Considerations for Parallel CFD Enhancements on SGI ccNUMA and Cluster Architectures

Mark Kremenetsky

 Supercomputer Applications Silicon Graphics, Inc.,M/S 41L-932  Mountain View, California 94043


      The maturity of Computational Fluid Dynamics (CFD) methods and the increasing computational power of contemporary computers has enabled industry to incorporate CFD technology in several stages of design processes. As the application of the CFD technology grows from component level analysis to system level, the complexity and the size of models increase continuously. Successful simulation requires synergy  between CAD, grid generation and solvers.     The requirement for shorter design cycles has put severe limitations on the turnaround time of the numerical  simulations. The time required for (1) mesh generation for computational domains of complex geometry and (2) obtaining numerical solutions for flows with complex physics has traditionally been the pacing item for CFD applications.
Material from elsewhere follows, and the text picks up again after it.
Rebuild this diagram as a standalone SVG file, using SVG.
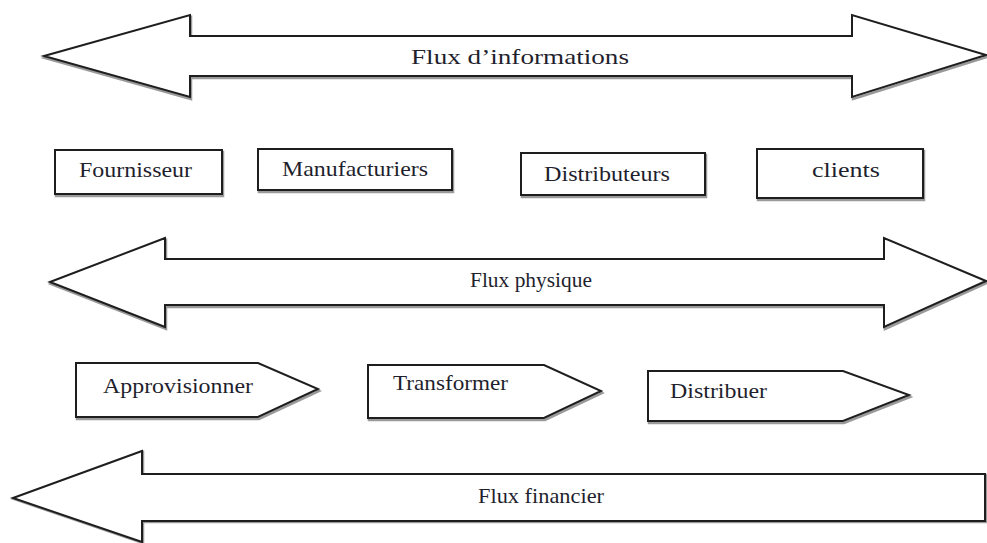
<svg xmlns="http://www.w3.org/2000/svg" width="987" height="543" viewBox="0 0 987 543">
<style>
.sh{fill:none;stroke:#9a9a9a;stroke-width:2.5}
.s{fill:#fff;stroke:#1e1e1e;stroke-width:2;stroke-linejoin:miter}
.t{font-family:"Liberation Serif","Times New Roman",serif;font-size:21px;fill:#1f1f2e}
</style>
<rect width="987" height="543" fill="#fff"/>
<g id="flux-informations">
<polygon class="sh" transform="translate(1,2)" points="44,56 190,15 190,36 852,36 852,15 986,55 852,97 852,76 190,76 190,97"/>
<polygon class="s" points="44,56 190,15 190,36 852,36 852,15 986,55 852,97 852,76 190,76 190,97"/>
<text class="t" x="411" y="64" textLength="218" lengthAdjust="spacingAndGlyphs">Flux d’informations</text>
</g>
<g id="fournisseur">
<rect class="sh" x="56" y="152" width="167" height="44"/>
<rect class="s" x="55" y="150" width="167" height="44"/>
<text class="t" x="79" y="177" textLength="113" lengthAdjust="spacingAndGlyphs">Fournisseur</text>
</g>
<g id="manufacturiers">
<rect class="sh" x="259" y="151" width="194" height="41"/>
<rect class="s" x="258" y="149" width="194" height="41"/>
<text class="t" x="282" y="176" textLength="146" lengthAdjust="spacingAndGlyphs">Manufacturiers</text>
</g>
<g id="distributeurs">
<rect class="sh" x="522" y="155" width="184" height="42"/>
<rect class="s" x="521" y="153" width="184" height="42"/>
<text class="t" x="544" y="181" textLength="126" lengthAdjust="spacingAndGlyphs">Distributeurs</text>
</g>
<g id="clients">
<rect class="sh" x="758" y="151" width="166" height="49"/>
<rect class="s" x="757" y="149" width="166" height="49"/>
<text class="t" x="812" y="177" textLength="68" lengthAdjust="spacingAndGlyphs">clients</text>
</g>
<g id="flux-physique">
<polygon class="sh" transform="translate(1,2)" points="50,282 165,238 165,259 884,259 884,238 986,281 884,327 884,305 165,305 165,327"/>
<polygon class="s" points="50,282 165,238 165,259 884,259 884,238 986,281 884,327 884,305 165,305 165,327"/>
<text class="t" x="470" y="287" textLength="122" lengthAdjust="spacingAndGlyphs">Flux physique</text>
</g>
<g id="approvisionner">
<polygon class="sh" transform="translate(1,2)" points="76,363 258,363 318,389 258,417 76,417"/>
<polygon class="s" points="76,363 258,363 318,389 258,417 76,417"/>
<text class="t" x="103" y="393" textLength="150" lengthAdjust="spacingAndGlyphs">Approvisionner</text>
</g>
<g id="transformer">
<polygon class="sh" transform="translate(1,2)" points="368,365 544,365 601,391 544,418 368,418"/>
<polygon class="s" points="368,365 544,365 601,391 544,418 368,418"/>
<text class="t" x="393" y="390" textLength="115" lengthAdjust="spacingAndGlyphs">Transformer</text>
</g>
<g id="distribuer">
<polygon class="sh" transform="translate(1,2)" points="648,371 843,371 909,395 843,421 648,421"/>
<polygon class="s" points="648,371 843,371 909,395 843,421 648,421"/>
<text class="t" x="670" y="398" textLength="97" lengthAdjust="spacingAndGlyphs">Distribuer</text>
</g>
<g id="flux-financier">
<polygon class="sh" transform="translate(1,1)" points="13,498 142,451 142,474 985,474 985,521 142,521 142,542"/>
<polygon class="s" points="13,498 142,451 142,474 985,474 985,521 142,521 142,542"/>
<text class="t" x="478" y="503" textLength="126" lengthAdjust="spacingAndGlyphs">Flux financier</text>
</g>
<g id="connectors"></g>
</svg>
Unstructured grid generation techniques and parallel algorithms have been instrumental  in making such calculations affordable. Availability of these algorithms in commercial packages has grown in the last few years and parallel performance has become a very important factor in the selection of such methods for production work.     Although extensive research has been devoted in determining the optimum parallel paradigm, in practice  the best parallel performance can be obtained only when algorithm and paradigms take into consideration  the architectural design of the target computer system they are intended for. This paper addresses the issues related to efficient performance of the commercial CFD software FLUENT (based on AMG linear solver) on a cache coherent Non  Uniform Memory (ccNUMA) Architecture. Also presented are results from implementation of FLUENT on cluster systems of workstation for both the Linux and SGI IRIX operating systems. Issues related to performance of the message passing system and memory-processor affinity are investigated for efficient  scalability of FLUENT when applied to a variety of industrial problems.